Payments Risks on the Rise    
Industry News
Billions of euros get missed in European businesses, money which could be used for investments, growth and jobs but is instead halted or even lost through incorrect payment practices. Each year around one billion invoices default in Europe and turn into debt collection cases.

The total amount of overdue receivables in the EU25 is as much as about €250 billion, which equals the entire GDP of a country the size of for example Austria.
The increase of European payment delay, from 2004 (15.1 days) to 2006 (16.8 days), equals itself a worth of €25 billion or just about the GDP of Luxembourg.

“The size of the problem is awesome and calls for stronger action by companies themselves and by legislators”, said Leif Hallberg, public affairs director at Intrum Justitia Group, when he presented the results from the 2006 European Payment Survey in Brussels today.

“Late payments and long delays will not help the economy grow, on the contrary.

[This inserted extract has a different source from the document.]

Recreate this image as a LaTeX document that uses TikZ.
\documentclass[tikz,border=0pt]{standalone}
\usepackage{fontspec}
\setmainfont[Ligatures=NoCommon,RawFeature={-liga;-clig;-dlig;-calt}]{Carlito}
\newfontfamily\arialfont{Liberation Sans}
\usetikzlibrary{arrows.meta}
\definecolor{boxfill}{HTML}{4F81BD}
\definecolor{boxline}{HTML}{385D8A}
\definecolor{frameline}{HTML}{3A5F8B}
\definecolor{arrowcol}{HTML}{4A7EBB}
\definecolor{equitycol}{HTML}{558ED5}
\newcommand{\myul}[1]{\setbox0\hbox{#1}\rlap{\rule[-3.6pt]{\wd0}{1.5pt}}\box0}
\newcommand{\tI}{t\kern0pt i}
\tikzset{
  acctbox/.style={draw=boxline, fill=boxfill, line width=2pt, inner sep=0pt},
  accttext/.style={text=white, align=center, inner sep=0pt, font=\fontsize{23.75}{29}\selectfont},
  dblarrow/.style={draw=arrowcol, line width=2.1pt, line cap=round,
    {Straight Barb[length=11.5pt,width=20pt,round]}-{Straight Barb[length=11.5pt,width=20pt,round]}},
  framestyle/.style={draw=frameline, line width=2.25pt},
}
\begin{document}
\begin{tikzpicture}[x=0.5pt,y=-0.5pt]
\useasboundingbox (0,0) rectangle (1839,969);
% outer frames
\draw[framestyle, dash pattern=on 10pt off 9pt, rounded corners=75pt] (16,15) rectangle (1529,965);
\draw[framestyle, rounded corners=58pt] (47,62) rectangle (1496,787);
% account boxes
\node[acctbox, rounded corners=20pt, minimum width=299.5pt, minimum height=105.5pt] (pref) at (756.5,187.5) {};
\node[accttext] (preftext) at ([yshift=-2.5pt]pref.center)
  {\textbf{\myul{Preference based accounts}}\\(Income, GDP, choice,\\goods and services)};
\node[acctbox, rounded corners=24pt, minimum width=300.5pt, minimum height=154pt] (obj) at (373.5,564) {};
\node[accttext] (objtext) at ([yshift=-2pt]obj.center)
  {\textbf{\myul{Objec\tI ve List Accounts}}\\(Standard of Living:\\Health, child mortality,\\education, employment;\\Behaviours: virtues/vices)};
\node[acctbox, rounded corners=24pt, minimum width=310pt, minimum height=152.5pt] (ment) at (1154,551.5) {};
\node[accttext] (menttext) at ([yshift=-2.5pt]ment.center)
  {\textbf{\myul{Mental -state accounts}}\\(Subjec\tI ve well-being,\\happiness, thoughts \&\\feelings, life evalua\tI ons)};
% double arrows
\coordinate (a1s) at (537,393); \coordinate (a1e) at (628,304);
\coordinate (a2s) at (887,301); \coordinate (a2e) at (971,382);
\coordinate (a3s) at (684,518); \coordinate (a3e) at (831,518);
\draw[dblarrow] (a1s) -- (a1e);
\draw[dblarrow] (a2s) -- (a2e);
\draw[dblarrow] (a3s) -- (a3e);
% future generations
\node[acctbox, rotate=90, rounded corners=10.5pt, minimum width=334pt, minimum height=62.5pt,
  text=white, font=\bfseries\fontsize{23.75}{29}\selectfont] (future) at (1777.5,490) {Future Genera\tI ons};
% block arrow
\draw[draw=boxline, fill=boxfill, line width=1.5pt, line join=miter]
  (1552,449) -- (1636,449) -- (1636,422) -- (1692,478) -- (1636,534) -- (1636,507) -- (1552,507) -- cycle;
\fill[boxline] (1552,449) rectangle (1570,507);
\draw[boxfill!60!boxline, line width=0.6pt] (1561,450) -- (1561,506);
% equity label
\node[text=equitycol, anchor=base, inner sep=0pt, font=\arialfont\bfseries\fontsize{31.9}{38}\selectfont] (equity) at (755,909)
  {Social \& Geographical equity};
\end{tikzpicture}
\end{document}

Fact is that payment habits damage business and disrupts trade between the EU’s member states and therefore hinders economic growth”, he added.
Some of the survey findings:
  • The new pan-European payments survey carried out by Intrum Justitia, Europe’s leading credit management services company, reveals that the European Payment Risk Index has again increased. Average payment duration, the effective time between an invoice is sent to the time it has been settled, was 59.2 days compared to 58.7 days in 2005 and 57.3 days in 2004. Average payment delay, time after the contracted payment date, increased to 16.8 days from 16.3 days in 2005 and 15.1 days in 2004.

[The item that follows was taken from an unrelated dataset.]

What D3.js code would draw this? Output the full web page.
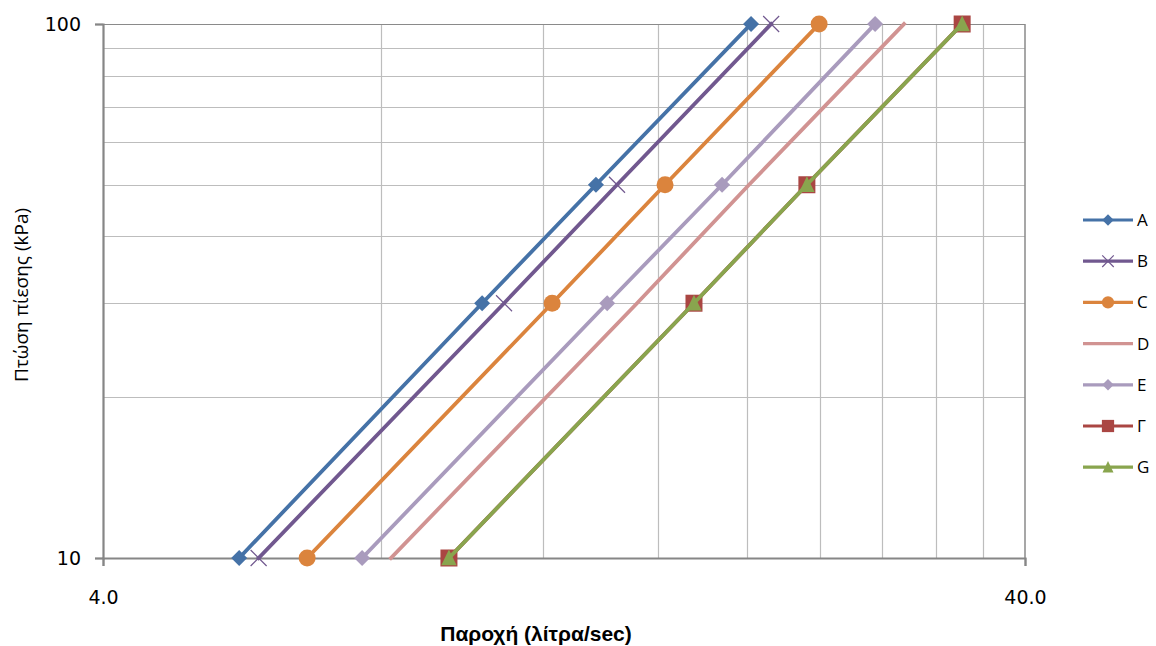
<!DOCTYPE html>
<html lang="el">
<head>
    <meta charset="utf-8">
    <title>Παροχή - Πτώση πίεσης</title>
    <script src="https://cdn.jsdelivr.net/npm/d3@7"></script>
    <style>
        body { margin: 0; background: #fff; }
        svg { display: block; }
    </style>
</head>
<body>
<script>
    // pressure drop points (kPa) where markers sit
    var pressure = [10, 30, 50, 100];
    var seriesNames = ["A", "B", "C", "D", "E", "Γ", "G"];
    // flow (litres/sec) for each series
    var flowA = [5.62, 10.31, 13.70, 20.18];
    var flowB = [5.90, 10.89, 14.44, 21.22];
    var flowC = [6.66, 12.28, 16.28, 23.92];
    var flowD = [8.21, 15.18, 20.08, 29.57];
    var flowE = [7.64, 14.09, 18.77, 27.51];
    var flowGamma = [9.49, 17.50, 23.20, 34.19];
    var flowG = [9.49, 17.50, 23.20, 34.19];
    var xTickLabels = ["4.0", "40.0"];
    var yTickLabels = ["10", "100"];

    var W = 1156, H = 646;
    var mLeft = 103, mRight = 1025, mTop = 24, mBottom = 558;

    var flows = [flowA, flowB, flowC, flowD, flowE, flowGamma, flowG];
    var colors = ["#4572A7", "#71588F", "#DB843D", "#D19392", "#A99BBD", "#AA4643", "#89A54E"];
    var markers = ["diamond", "cross", "circle", "none", "diamond", "square", "triangle"];

    var series = seriesNames.map(function(n, i) {
        return {
            name: n, color: colors[i], marker: markers[i],
            points: pressure.map(function(p, j) { return { q: flows[i][j], p: p }; })
        };
    });

    var x = d3.scaleLog().domain([4, 40]).range([mLeft, mRight]);
    var y = d3.scaleLog().domain([10, 100]).range([mBottom, mTop]);

    var svg = d3.select("body").append("svg")
            .attr("width", W).attr("height", H);

    // minor gridlines
    var xGrid = d3.range(8, 40, 4);
    var yGrid = d3.range(20, 100, 10);
    svg.append("g").selectAll("line").data(xGrid).enter().append("line")
            .attr("x1", function(d) { return Math.round(x(d)) + 0.5; })
            .attr("x2", function(d) { return Math.round(x(d)) + 0.5; })
            .attr("y1", mTop).attr("y2", mBottom)
            .attr("stroke", "#bdbdbd").attr("stroke-width", 1.2);
    svg.append("g").selectAll("line").data(yGrid.concat([100])).enter().append("line")
            .attr("y1", function(d) { return Math.round(y(d)) + 0.5; })
            .attr("y2", function(d) { return Math.round(y(d)) + 0.5; })
            .attr("x1", mLeft).attr("x2", mRight)
            .attr("stroke", function(d) { return d === 100 ? "#8a8a8a" : "#bdbdbd"; })
            .attr("stroke-width", 1.2);
    // right edge of plot
    svg.append("line")
            .attr("x1", x(40)).attr("x2", x(40)).attr("y1", mTop).attr("y2", mBottom)
            .attr("stroke", "#8a8a8a").attr("stroke-width", 1.5);

    // axes
    var xAxis = d3.axisBottom(x).tickValues([4, 40]).tickSize(8)
            .tickFormat(function(d, i) { return xTickLabels[i]; });
    var yAxis = d3.axisLeft(y).tickValues([10, 100]).tickSize(8)
            .tickFormat(function(d, i) { return yTickLabels[i]; });

    var gx = svg.append("g").attr("transform", "translate(0," + mBottom + ")").call(xAxis);
    var gy = svg.append("g").attr("transform", "translate(" + mLeft + ",0)").call(yAxis);
    [gx, gy].forEach(function(g) {
        g.select(".domain").attr("stroke", "#868686").attr("stroke-width", 2.2);
        g.selectAll(".tick line").attr("stroke", "#868686").attr("stroke-width", 1.5);
        g.selectAll("text").attr("fill", "#000")
                .attr("font-family", "'DejaVu Sans', sans-serif").attr("font-size", 19);
    });
    gx.selectAll("text").attr("dy", null).attr("y", 46);
    gy.selectAll("text").attr("x", -22).attr("dy", "0.35em");

    // series lines
    var line = d3.line()
            .x(function(d) { return x(d.q); })
            .y(function(d) { return y(d.p); });

    // Excel-like marker shapes, r = half-width in px
    function markerPath(kind, r) {
        if (kind === "diamond") {
            return "M0," + (-r) + "L" + r + ",0L0," + r + "L" + (-r) + ",0Z";
        }
        if (kind === "square") {
            return "M" + (-r) + "," + (-r) + "H" + r + "V" + r + "H" + (-r) + "Z";
        }
        if (kind === "triangle") {
            return "M0," + (-r) + "L" + (r * 0.9) + "," + (r * 0.85) + "L" + (-r * 0.9) + "," + (r * 0.85) + "Z";
        }
        if (kind === "circle") {
            return d3.symbol().type(d3.symbolCircle).size(Math.PI * r * r)();
        }
        return "";
    }
    var markerR = { diamond: 8, circle: 8.5, square: 8.5, triangle: 8.5, cross: 8 };

    function drawMarker(g, kind, color, px, py, scale) {
        scale = scale || 1;
        if (kind === "none") return;
        var r = markerR[kind] * scale;
        if (kind === "cross") {
            g.append("path")
                    .attr("d", "M" + (px - r) + "," + (py - r) + "L" + (px + r) + "," + (py + r) +
                            "M" + (px - r) + "," + (py + r) + "L" + (px + r) + "," + (py - r))
                    .attr("stroke", color).attr("stroke-width", 1.2).attr("fill", "none");
            return;
        }
        g.append("path")
                .attr("d", markerPath(kind, r))
                .attr("transform", "translate(" + px + "," + py + ")")
                .attr("fill", color);
    }

    series.forEach(function(s) {
        var g = svg.append("g");
        g.append("path").datum(s.points)
                .attr("d", line)
                .attr("fill", "none")
                .attr("stroke", s.color)
                .attr("stroke-width", 3.8)
                .attr("stroke-linecap", "square");
        s.points.forEach(function(d) {
            drawMarker(g, s.marker, s.color, x(d.q), y(d.p), 1);
        });
    });

    // legend
    var lg = svg.append("g");
    series.forEach(function(s, i) {
        var ly = 220 + i * 41.2;
        lg.append("line")
                .attr("x1", 1083).attr("x2", 1133).attr("y1", ly).attr("y2", ly)
                .attr("stroke", s.color).attr("stroke-width", 3.2);
        drawMarker(lg, s.marker, s.color, 1108, ly, 0.72);
        lg.append("text").attr("x", 1137).attr("y", ly).attr("dy", "0.35em")
                .attr("font-family", "'Open Sans', 'Liberation Sans', sans-serif")
                .attr("font-size", 17).text(s.name);
    });

    // axis titles
    svg.append("text")
            .attr("x", 536).attr("y", 641)
            .attr("text-anchor", "middle")
            .attr("font-family", "'Liberation Sans', Arial, sans-serif")
            .attr("font-weight", "bold").attr("font-size", 21)
            .text("Παροχή (λίτρα/sec)");
    svg.append("text")
            .attr("transform", "translate(21,295) rotate(-90)")
            .attr("text-anchor", "middle")
            .attr("dy", "0.35em")
            .attr("font-family", "'Open Sans', 'Liberation Sans', sans-serif")
            .attr("font-size", 19)
            .text("Πτώση πίεσης (kPa)");
</script>
</body>
</html>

  • Payment habits across Europe still show great variations between countries. Portugal, the Czech Republic and Greece are still at the bottom of the European payment ‘league’, while the best improvement is shown in the Baltic region. The Nordic countries, esp. Finland and Sweden, are still the best payers in Europe.

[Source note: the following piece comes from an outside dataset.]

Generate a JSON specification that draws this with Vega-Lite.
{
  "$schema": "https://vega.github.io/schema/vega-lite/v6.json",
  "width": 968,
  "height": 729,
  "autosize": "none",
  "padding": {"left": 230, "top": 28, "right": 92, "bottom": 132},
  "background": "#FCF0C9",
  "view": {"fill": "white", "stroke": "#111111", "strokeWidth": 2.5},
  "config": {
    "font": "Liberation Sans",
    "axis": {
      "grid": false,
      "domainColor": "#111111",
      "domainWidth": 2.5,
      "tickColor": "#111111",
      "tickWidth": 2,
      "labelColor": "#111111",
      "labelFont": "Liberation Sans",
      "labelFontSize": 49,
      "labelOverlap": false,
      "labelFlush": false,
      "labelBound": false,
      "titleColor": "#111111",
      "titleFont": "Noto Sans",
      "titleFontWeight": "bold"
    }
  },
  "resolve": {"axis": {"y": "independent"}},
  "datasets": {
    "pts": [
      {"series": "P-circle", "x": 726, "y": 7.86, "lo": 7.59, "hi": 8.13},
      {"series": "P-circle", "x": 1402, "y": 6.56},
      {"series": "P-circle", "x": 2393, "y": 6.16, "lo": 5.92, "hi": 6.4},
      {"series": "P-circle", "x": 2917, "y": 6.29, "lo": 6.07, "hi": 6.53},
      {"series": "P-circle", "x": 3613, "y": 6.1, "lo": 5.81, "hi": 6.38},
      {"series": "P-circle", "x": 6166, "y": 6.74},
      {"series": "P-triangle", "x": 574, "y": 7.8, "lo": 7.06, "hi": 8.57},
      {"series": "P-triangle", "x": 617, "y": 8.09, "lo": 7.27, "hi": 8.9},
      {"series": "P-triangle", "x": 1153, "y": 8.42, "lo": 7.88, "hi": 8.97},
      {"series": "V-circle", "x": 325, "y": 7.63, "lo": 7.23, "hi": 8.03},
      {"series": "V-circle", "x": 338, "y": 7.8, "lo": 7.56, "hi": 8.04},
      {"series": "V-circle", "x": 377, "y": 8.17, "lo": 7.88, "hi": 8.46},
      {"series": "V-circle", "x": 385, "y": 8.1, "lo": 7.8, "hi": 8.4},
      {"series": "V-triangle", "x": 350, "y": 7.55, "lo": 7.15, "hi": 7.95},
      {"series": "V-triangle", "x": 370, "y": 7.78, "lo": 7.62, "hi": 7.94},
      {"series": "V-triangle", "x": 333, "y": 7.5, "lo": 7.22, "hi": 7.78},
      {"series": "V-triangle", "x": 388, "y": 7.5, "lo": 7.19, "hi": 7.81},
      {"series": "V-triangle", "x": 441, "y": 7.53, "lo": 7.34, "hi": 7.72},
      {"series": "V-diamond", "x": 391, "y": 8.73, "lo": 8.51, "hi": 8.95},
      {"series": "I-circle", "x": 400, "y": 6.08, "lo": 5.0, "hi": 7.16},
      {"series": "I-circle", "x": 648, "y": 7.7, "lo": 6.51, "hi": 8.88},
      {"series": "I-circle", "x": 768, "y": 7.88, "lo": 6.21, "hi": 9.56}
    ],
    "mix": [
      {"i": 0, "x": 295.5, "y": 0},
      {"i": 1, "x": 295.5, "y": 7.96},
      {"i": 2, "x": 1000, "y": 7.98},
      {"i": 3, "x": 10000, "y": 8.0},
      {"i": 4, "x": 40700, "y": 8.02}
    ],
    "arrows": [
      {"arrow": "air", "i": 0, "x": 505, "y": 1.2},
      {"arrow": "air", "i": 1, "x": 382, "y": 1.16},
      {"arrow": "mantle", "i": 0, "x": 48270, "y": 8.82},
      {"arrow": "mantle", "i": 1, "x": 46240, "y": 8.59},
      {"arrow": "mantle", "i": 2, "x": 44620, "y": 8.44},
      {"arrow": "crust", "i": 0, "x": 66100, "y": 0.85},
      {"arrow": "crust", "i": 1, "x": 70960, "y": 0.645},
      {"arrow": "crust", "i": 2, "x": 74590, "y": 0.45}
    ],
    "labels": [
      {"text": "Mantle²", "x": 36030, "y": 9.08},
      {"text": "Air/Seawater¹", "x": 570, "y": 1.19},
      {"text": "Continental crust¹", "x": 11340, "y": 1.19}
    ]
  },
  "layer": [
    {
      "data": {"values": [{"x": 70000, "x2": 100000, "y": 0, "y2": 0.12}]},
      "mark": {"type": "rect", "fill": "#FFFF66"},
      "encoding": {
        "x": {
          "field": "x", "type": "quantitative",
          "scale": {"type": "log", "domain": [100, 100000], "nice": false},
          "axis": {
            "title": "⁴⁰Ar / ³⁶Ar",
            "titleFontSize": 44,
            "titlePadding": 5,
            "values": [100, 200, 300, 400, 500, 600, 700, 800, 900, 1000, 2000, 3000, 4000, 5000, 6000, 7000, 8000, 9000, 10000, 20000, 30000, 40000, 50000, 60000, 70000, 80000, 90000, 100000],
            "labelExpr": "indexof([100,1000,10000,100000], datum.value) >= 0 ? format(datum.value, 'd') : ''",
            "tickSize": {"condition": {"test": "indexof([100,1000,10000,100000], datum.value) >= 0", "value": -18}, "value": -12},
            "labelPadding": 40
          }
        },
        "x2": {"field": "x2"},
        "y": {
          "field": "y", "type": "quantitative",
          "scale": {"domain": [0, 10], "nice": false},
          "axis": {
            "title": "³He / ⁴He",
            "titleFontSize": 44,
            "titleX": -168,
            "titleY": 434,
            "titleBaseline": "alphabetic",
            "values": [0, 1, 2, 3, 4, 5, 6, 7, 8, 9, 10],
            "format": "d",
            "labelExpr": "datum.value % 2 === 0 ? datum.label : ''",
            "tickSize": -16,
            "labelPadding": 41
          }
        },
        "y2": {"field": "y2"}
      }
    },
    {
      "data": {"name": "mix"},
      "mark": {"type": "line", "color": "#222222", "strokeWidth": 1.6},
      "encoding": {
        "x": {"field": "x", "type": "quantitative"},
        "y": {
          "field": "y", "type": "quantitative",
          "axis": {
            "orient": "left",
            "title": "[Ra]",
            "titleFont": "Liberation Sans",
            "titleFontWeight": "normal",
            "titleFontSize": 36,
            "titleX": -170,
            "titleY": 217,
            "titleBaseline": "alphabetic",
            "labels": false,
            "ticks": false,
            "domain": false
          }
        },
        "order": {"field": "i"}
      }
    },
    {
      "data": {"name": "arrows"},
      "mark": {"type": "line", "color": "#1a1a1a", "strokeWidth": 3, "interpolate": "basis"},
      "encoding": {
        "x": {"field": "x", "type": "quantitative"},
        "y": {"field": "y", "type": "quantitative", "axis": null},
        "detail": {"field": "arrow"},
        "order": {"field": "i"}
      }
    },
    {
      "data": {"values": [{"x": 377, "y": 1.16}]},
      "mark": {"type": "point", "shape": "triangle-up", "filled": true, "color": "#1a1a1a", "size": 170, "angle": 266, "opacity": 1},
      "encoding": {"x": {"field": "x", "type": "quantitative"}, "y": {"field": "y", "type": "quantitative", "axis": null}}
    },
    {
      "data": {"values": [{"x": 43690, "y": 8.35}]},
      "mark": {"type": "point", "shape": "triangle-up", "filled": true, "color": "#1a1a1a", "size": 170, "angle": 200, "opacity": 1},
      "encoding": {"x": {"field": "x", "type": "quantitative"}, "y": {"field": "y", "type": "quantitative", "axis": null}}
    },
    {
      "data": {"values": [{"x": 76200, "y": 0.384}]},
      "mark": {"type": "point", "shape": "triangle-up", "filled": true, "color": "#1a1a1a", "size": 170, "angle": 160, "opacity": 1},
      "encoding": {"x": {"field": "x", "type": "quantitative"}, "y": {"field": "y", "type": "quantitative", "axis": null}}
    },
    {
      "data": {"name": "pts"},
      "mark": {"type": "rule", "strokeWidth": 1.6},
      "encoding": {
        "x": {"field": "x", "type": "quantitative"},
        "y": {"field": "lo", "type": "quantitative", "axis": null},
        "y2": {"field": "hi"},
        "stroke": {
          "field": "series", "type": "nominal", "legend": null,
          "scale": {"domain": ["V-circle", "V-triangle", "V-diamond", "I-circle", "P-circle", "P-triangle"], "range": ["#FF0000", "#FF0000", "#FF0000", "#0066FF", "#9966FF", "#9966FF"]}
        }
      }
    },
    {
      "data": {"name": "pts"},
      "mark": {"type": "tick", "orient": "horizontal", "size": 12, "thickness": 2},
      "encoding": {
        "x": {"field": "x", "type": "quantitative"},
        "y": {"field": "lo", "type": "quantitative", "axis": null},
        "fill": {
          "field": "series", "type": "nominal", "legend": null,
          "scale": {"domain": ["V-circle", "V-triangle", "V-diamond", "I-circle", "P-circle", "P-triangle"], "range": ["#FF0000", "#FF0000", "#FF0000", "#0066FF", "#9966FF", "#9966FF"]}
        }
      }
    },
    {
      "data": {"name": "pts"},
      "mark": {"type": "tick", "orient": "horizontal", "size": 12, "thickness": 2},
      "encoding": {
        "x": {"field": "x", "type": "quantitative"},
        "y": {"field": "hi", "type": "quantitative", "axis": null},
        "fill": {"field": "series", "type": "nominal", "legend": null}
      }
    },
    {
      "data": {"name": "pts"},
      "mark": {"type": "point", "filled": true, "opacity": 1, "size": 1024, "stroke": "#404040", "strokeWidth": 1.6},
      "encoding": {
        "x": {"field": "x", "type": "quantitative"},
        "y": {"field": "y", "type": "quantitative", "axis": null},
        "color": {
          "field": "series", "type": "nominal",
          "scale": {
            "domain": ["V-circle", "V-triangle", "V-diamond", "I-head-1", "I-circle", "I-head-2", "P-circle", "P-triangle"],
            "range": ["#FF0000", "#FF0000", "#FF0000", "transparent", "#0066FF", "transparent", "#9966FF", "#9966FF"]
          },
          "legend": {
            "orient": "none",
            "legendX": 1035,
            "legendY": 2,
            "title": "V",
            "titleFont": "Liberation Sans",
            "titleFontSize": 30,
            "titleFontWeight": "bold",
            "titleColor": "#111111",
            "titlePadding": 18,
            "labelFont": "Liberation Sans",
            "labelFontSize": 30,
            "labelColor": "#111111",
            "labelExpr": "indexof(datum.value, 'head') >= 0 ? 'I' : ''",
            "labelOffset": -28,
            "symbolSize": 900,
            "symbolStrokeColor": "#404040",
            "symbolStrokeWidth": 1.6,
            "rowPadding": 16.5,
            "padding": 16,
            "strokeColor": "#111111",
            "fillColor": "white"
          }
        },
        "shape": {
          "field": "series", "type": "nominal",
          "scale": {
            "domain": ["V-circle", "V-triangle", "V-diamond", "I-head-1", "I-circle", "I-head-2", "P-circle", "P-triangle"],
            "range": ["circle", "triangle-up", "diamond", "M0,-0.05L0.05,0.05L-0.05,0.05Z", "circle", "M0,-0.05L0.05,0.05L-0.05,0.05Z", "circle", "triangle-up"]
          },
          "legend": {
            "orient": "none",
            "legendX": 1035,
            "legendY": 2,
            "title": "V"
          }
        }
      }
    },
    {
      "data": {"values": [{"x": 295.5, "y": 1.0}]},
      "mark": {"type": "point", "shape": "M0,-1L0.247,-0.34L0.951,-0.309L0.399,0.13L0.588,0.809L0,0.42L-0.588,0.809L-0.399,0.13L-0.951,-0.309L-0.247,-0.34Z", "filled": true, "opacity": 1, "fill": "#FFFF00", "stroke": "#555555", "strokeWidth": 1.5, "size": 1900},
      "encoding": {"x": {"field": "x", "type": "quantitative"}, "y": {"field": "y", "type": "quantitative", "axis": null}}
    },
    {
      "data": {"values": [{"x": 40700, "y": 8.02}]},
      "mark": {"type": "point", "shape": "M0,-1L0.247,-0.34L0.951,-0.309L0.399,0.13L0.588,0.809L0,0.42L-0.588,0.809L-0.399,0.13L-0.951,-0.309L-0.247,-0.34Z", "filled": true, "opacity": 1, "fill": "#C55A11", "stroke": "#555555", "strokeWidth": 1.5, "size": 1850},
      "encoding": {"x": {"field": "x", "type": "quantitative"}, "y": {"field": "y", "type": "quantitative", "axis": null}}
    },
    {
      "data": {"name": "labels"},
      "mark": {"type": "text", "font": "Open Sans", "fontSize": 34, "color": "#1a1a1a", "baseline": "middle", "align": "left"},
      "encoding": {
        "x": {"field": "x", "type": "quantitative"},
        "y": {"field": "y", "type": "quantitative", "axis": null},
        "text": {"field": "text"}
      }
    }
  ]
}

  • Governments are not setting a good example when it comes to paying contractors on time, thereby putting many supply companies at a large risk. In an across Europe average, consumers settled their payments at 42.5 days and corporates at 59.9 days while the public sector settled their payments only at 69.8 days.
  • An astonishing result of the payment survey, in which 6,500 European business managers participated, is that a more prompt payment by a company’s own customers will not automatically have a positive effect on the company’s own payment behaviour. From an amount of €100 in additional cash availability, as a result of more prompt payment by own customers, the company would use only €12.50 for more promptly settling the bills from its own suppliers.
  • As in previous European payment surveys, the 2006 report demonstrates that small and medium-sized enterprises (SMEs) are particularly hard hit by late payment. They are more vulnerable to variations in cash flow, they often rely on a limited number of customers, and they are frequently suppliers to large firms who are known to delay payments to a greater extent than smaller companies do.